I keep my .emacs file in a github repository, so feel free to check it out. If you drop the init.el file into ~/.emacs.d/, it should work just fine on your setup. It adds the ability to connect to MELPA to your emacs setup, so you’ll need an internet connection the first time you use it.
I’m not sure I’d recommend just using my .emacs file, though (or anyone else’s). Setting up emacs yourself teaches you a bit about how the program thinks.
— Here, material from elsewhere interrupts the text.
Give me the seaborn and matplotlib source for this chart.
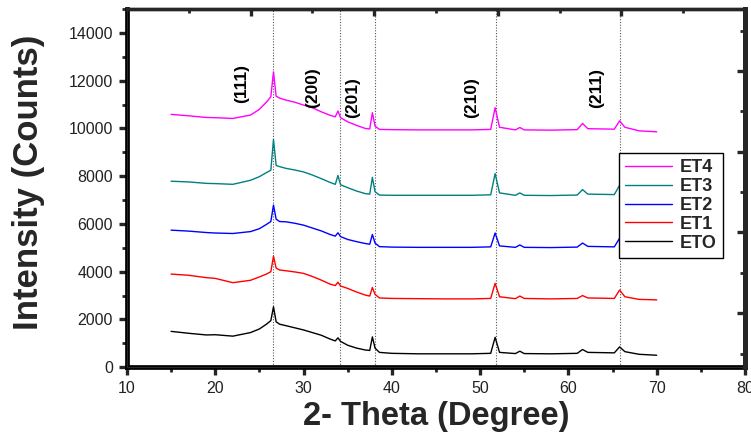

So I’ll list some packages here that I think are particularly invaluable:
- magit - for all your git needs, inside emacs
- auctex - for writing LaTeX
- polymode - for .Rnw (knitr + LaTeX) and .Rmd (rmarkdown) files
- ebib - for .bib file management
- markdown-mode - for working with markdown files
- reftex - this comes bundled with emacs in recent versions (so no need to install it separately), but makes working with .bib files a breeze
Those are absolute must-haves for doing the sort of work we do. If you work with languages other than R, LaTeX, and markdown, you’ll want to make sure you have the proper “major mode” for that language. ESS (which you already installed above) makes emacs work with R, so no need to do anything there. There are some other packages that just make emacs work a little better, and I’ll list some here:
- better-defaults - literally better defaults for emacs. Pretty much everyone should use this
- smex - easier way to navigate commands (like
M-x
) - There are several “ido” packages - go look them up. They’ll make your life easier.
- smartparens - easier parentheses management
- company - for autocompletion (there’s also auto-complete, but I prefer company)
- flyspell - for spell checking on the fly
- smooth-scrolling - for doing away with emacs’ nonsense default scrolling
- flycheck - checks for good style and syntax
There are tons more packages available, but those should get you started.
Step 5: Profit!
You’re now set up to use a combination of git, R, markdown, and LaTeX in a sane working environment. You didn’t have to pay a penny, either! These programs (emacs and R in particular) have a bit of a learning curve, but don’t be dissuaded. There are tons of resources online that can help you out. I also write about this kind of stuff on my blog.